Ispán of Bács
- Reign: 1291
- Predecessor: Paul Gutkeled (1272)
- Successor: Ugrin Csák (c. 1301)
- Died: after 1310
- Noble family: gens Smaragd
- Spouse: N Báncsa (?)
- Father: Aynard

= John Smaragd =

Hungarian nobleman

John from the kindred Smaragd (Smaragd nembeli János; died after 1310) was a Hungarian nobleman at the turn of the 13th and 14th centuries, who served as ispán of Bács County in 1291. He led an unsuccessful Serbian invasion against Upper Syrmia in 1309–1310.

==Family==
John was born into the gens (clan) Smaragd, an illustrious noble family of French origin. His father was Aynard, a prominent landowner in Valkó County. John had two brothers, Nicholas and Smaragd. They were ancestors of the Ajnárdfi branch of the Smaragd kindred, while John had no known descendants.

==Career==
It is plausible that Aynard died not long before 1275. In that year, according to a non-authentic charter, John and his brothers divided the lands of Aynard in Valkó County between the rivers Danube and Sava, including the lordships of Racsa, Atya, Küke and Görögmező, later all estates belonged to Syrmia County (present-day Sremska Rača [Serbia], Šarengrad [Croatia], Kukujevci [Serbia] and Višnjićevo [Serbia], respectively). Thereafter, John possessed extensive landholdings in Valkó and Bács counties, including the fort of Atya. In 1276, King Ladislaus IV exempted the people from paying tithe and marturina who lived in the estates of John – who was at tender age at that time – in the area between the rivers Sava and Bosut (also Báza or Basuntius), i.e. John's lands were excluded from the jurisdiction of the Ban of Slavonia.

During the reign of King Andrew III, John served as ispán of Bács County in 1291. In this capacity, he took part in the royal campaign against the Duchy of Austria in the summer of 1291. He fought under the walls of Vienna, where he was injured.
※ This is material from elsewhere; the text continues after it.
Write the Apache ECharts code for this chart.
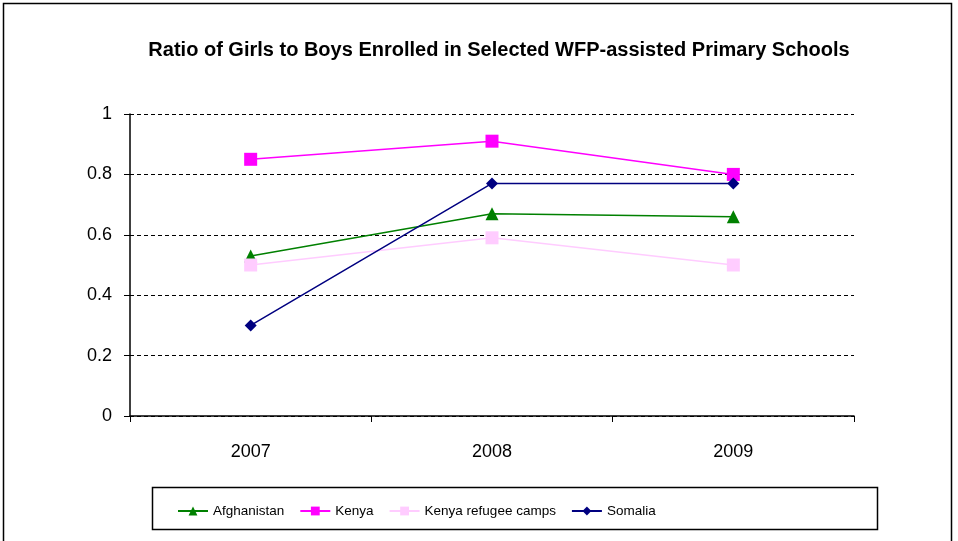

Upon his request, Andrew III confirmed the aforementioned privilege letter of Ladislaus IV in October 1291. It is possible that John married an unidentified noblewoman from the gens (clan) Báncsa, a notable kindred in the region Syrmia too. His relatives, Thomas Báncsa and his son Paul sold the estate of Zoch or Szat (near Manđelos in Valkó County) for 6 marks to John in 1297.

Similarly to the others lords in the region, John was forced to acknowledge the supremacy of the oligarch Ugrin Csák, who ruled de facto independently the region of Upper Syrmia – including Valkó and Bács counties – since the last decade of the 13th century. However, John swore loyalty to Stefan Dragutin, the ruler of Lower Syrmia and entered his service. Under the command of John, Dragutin's Serbian troops invaded and pillaged Ugrin's domain in Syrmia and Valkó counties in 1309 and 1310. However, the Serbian invasion was repelled by Paul Garai, a military commander of Ugrin Csák. During the counter-attack, John was captured and imprisoned. Later, Paul handed over the fettered prisoner to Ugrin Csák. John's fate is unknown. His nephew Ladislaus (son of Smaragd) requested the transcription of the aforementioned privilege letters from the cathedral chapter of Bács (Bač, Serbia) in August 1332, implying that John's lands were confiscated and he died without male descendants by then.